The U.S. dollar (USD) is on thin ice.
I say this because it's close to "rolling over."
See for yourself. This chart shows the performance of the U.S. Dollar Index since the start of 2017. This index tracks the dollar's performance against major currencies like the Japanese yen and the euro.
Notice how the dollar stopped rallying in November… lost momentum… and has since fallen 1.5%.
That's not a huge decline. But the dollar now looks like it could roll over any day now, and head much lower.
In a minute, I'll show you why… Then, I'll share four ways to profit from a weaker dollar. And Strategic Investor editor E.B. Tucker will show you a bonus way to profit in today's Chart of the Day.
But first, let's look at why the dollar is set to fall further from here.
The Federal Reserve just did an "about-face"…

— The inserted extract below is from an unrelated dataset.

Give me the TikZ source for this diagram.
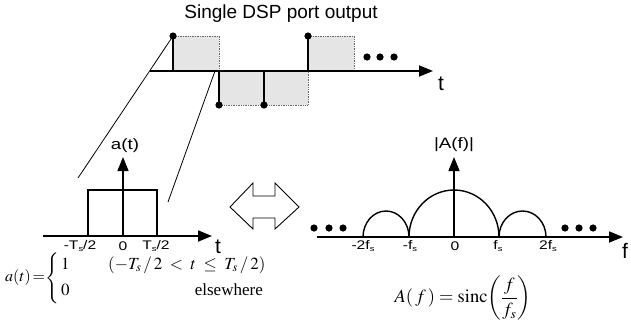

It's going to put its plan to raise rates on hold.
You see, the Fed has raised its key interest rate nine times since the end of 2015. It also talked about hiking the key interest rate two more times in 2019. But it's clear that's not going to happen anymore.
I say this because Fed Chair Jerome Powell said last Wednesday that, "the case for raising rates has weakened somewhat." The "official" reason is because of Brexit, the global economic slowdown, and the trade war.
But you don't have to work on Wall Street to realize that Powell only delivered this message after U.S. stocks sold off – hard.
In other words, the Fed appears to be backpedaling because it knows the U.S. stock market is addicted to cheap money… and it doesn't want to take away the punch bowl.
In short, this is a huge deal… and one with bearish implications for the U.S. dollar.
• You see, money goes where it's treated best…
In other words, investors park money where they can earn the best returns with the least amount of risk.